— Только ко мне; и об этом письме никто не знал. Это письмо должно было быть уничтожено. Я держал его, как памятник. Ни один министр, ни одна душа в мире вам не скажет, что он с этим письмом знаком.
Председатель.
— Но вы стояли на точке зрения капитального ремонта государственного строя, т.-е., изменения основных законов?
Маклаков.
— Да, я понимаю. Я столько перевидал этих записок, что недолго просмотрел и обратил внимание на своеобразность, сжатость изложения и очень яркую постановку вопроса. Здесь я с многими пунктами согласен, но нужно было проверить целый ряд статей, например, по вопросу о прямых выборах. Кто их вел, кто близко стоял, тот знает, что такое выборы.
Председатель.
— Но вам не представляется, что эта записка потом была реализована, или, по крайней мере, была сделана попытка ее реализации?
Маклаков.
— Через кого?
Председатель.
— Хотя бы в момент борьбы с надвигавшейся революцией.
Маклаков.
— Я должен откровенно сказать, что государь ее наверно не прочел… Когда вы мне прямо вопрос ставите, потом сколько раз я себя спрашиваю в душе…
Председатель.
— А проект вашего манифеста был преддверием к акту роспуска или к акту перерыва?
Маклаков.
— Роспуска, с назначением новых выборов на 15 ноября. Это Протопопов указывал.
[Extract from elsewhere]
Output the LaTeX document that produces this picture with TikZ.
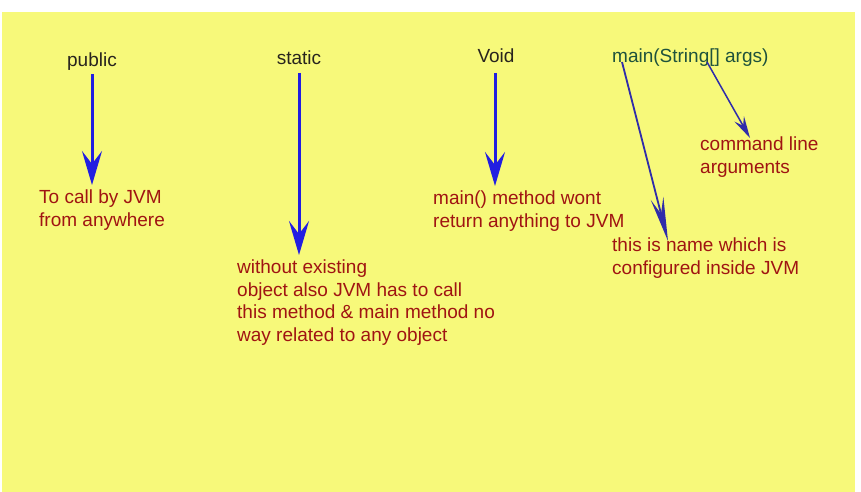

Он говорил, что довольно 6 месяцев для всей процедуры выборов. Вот о чем я тогда с ним говорил.
Председатель.
— В вашем последнем письме вы стояли на точке зрения этой записки?
Маклаков.
— Нет, там у меня не было никаких подробностей, это чисто техническая…
Председатель.
— Тут очень широковещательная объяснительная записка к пункту второму; она говорит, что Государственная Дума должна быть немедленно манифестом государя императора распущена.
Маклаков.
— Относительно проекта манифеста: даже разговора не было о каком-нибудь изменении положения Думы. Указано было, что она распускается, что идет борьба за власть в то время, когда нужно всем соединиться, в такую страшную военную годину. Указано было крупных три, четыре вопроса; я забыл сказать, еще был указан продовольственный вопрос, который остался неразрешенным в течение этого времени. Вот какие были обвинительные пункты, а потом роспуск, и никаких указаний на возможность изменения не было сделано. Указание, о котором вы говорите, не только в этой записке, но на всех совещаниях, например, во фракционной группе государственного совета. В конце того года очень многие тревожились, т.-е., настроение было сплошь тревожное, видно было, как все таяли, доходила до бортов вода. Это совершенно ясно было. Все спрашивали, что можно сделать, и все сходились к тому: одни говорят — роспуск и новые выборы; другие (в той же группе) — дотянуть до конца, так как полномочия естественным порядком истекают; не созывать Думу до того времени, и когда пройдет срок, еще полгода пройдет, и некоторое время будет передышка. Об этом не только Говоруха-Отрок, но и все говорили и все тревожились, видя клокочущий Везувий, который разыгрывался.
Председатель.
— Чем же объясняется, что на заседании правых колебались между перерывом и роспуском, а не говорили о законосовещательной Думе?
Маклаков.
— Потому что в это время даже самому смелому человеку такая мысль не могла прийти.
Председатель.
— Однако, Говорухе-Отроку пришла.
Маклаков.
— Это чисто академическая записка, которая могла быть подана в прошлом году. Он не сейчас писал ее.
Председатель.
— Нет, он писал сейчас, там сказано: «Будет ли Государственная Дума собрана в январе», и т. д.
Маклаков.
— Я не буду утверждать. Я говорю, я ее поверхностно знаю. Я ее представил. Я даже не говорил с Голицыным. Это — моя вина перед богом. Даже такая подробность, она не была сшита вместе, на вокзале у меня выскакивали листы, я подбирал.
Председатель.
— Скажите, я вам предъявлял записку Римского-Корсакова, также об изменении основных законов?
Маклаков.
— Нет, я ее никогда не видал.
Председатель.
— Вы знаете, что она была обсуждаема группой Римского-Корсакова?
Маклаков.
— Нет.
Председатель.
— Вы помните ту записку, которую рассылал за своей подписью Римский-Корсаков?
Маклаков.
— Не подумайте, что я отрицаю. Я согласен, что я ее получил, но у меня в памяти ничего не осталось. Не была ли эта записка, о которой вы раньше говорили, то, что писал Ширинский-Шихматов, Андрей? Была такая группа, я вам говорил. Вот не та ли, потому что я не припомню этой записки. Говоруха-Отрок — очень самолюбивый человек и не хотел ее распространять.